Let's have some good news for a change shall we.
A few moments ago I read something on the BBC News Web Site that for me highlights EXACTLY what it is about this country and more to the point the people who live in it, which makes it worth fighting for.
If I told you that a British Scientist and Inventor could achieve, at a cost of £500 a go, something that the Americans cannot do for less than 300 MILLION pounds, you'd call me barking mad.
Wouldn't you.
Read On. Go here and bask in the glory that is our eccentric, eclectic, barking mad and yet utterly brilliant scientific engineering inventors.
For with little more than a digital camera similar to those available from ASDA for fifty quid, a box made out of the material that is right now insulating the walls of the dormer loft extension in which I sit, a radio transmitter and receiver that acts as a tracking device, a weather balloon with a amall parachute release mechanism, a tank of helium, a roll of Duct Tape, a bucketful of good luck and a reservior of Sheer Ingenuity the size of the Ladybower Dam, Robert Harrison, Scientist and Inventer Extraordinare, launches balloon missions into space to capture photographs that rival the ones NASA Astronuts take from the windows of their space shuttle.
The difference is that NASA rack up a bill of £300 MILLION and Mr Harrison does it on average for slightly less than a Westminster Parliamentary Deposit.
PLEASE Go view the short video on the BBC website that demonstrates how this man does what he does. It is well worth the three of four minutes of your life it will take.
And whilst I would never, ever seek to belittle the achievements of this man for his sheer ingenuity, the fact is, he is far from alone in being able to stop, think "outside the box" to use one of those horrid americanisms and then proceed to achieve by sheer audacity what others would think unbelieveable.
GA and a few of his friends already know, for they have seen it first hand, that I have those same skills and abilities and when the need arises I use them to the same devastating effect. Give me a chance to hand pick two or three fellow thinkers and we could take "Scrapheap Challenge" by storm. In my case it somes from three years as an undregratuate in a REAL Science, followed by another three in which the talents of ingenuity and invention were put to their limits to achieve the impossible on a daily basis with a shoestring budget and then publish it to the acclaim of my peers.
But this is no gloating boast of superior brain power. Far from it. The fact is that every one of us could have come up with Mr Harrison's novel idea and many of us perform similar achievements daily.

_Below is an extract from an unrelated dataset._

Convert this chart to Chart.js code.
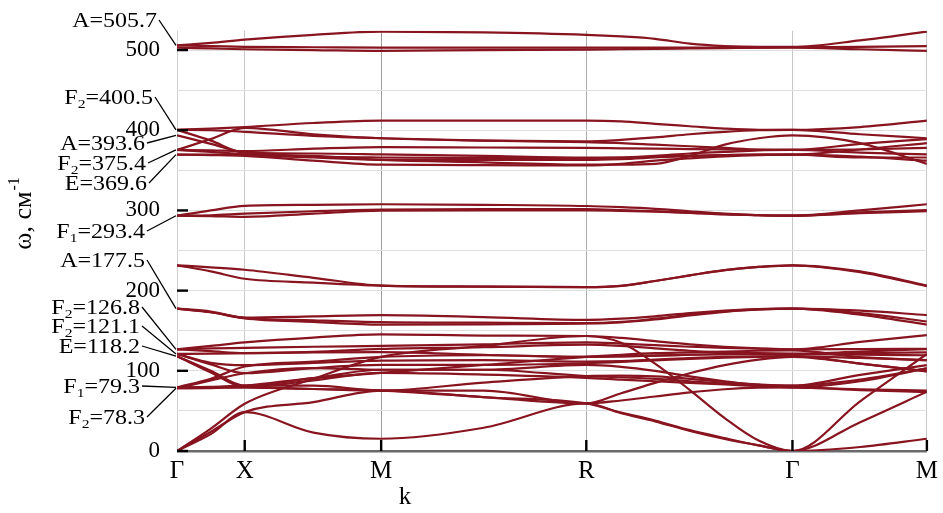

Thirty years ago a whole class of thirty odd fourteen year olds in my cousin's secondary school came up with thirty odd variations on two or three basic ideas of how to get a camera "airborne" to take an aerial photograph. My cousin rigged a box kite with a small platform and an additional control line to fire a spring loaded trigger over a kodak instamatic camera shutter button. His was just one of thirty very functional, very feasible, very practical examples of using technology to get a job done in a field of endeavour.
How come we do this so well ? well I'll let you into a little secret. THIS IS THE SORT OF THING WE BRITISH DO BEST. Actually an awful lot of the more successful in the area have Scottish surnames and quite a few attribute that to the high content of oily fish in their diet at the time.
So there you go. Let's hear it for the Great British Inventor. Mr Harrison is the latest in a long and noble line of worthy thinkers and doers. But on a more sombre note at the end of the journalist's voice over on that clip you will hear how Mr Harrison wishes to get more young people involved and inspired to do similar ingenious and eclectic, if not downright eccentric, deeds.
I hope he succeeds. But the environment and culture that nurtured his talents, which was dying in the late 70's under the crush of government regulation and red tape, is now all but extinct, the victim of succesive governments committed to the destruction of its every aspect.
I fear Mr Harrison will fail in his quest to find others to follow in his shoes. And that is a pity because I said when I started writing this that I wanted to focus on some good news. But on the other hand in six weeks or so we have a chance to put the boot in and start to roll back the tide that threatens to drown out those qualities.
Have a good morning and an even better weekend. For as I sign off this post, the sands of time are running out in Gordon's hourglass.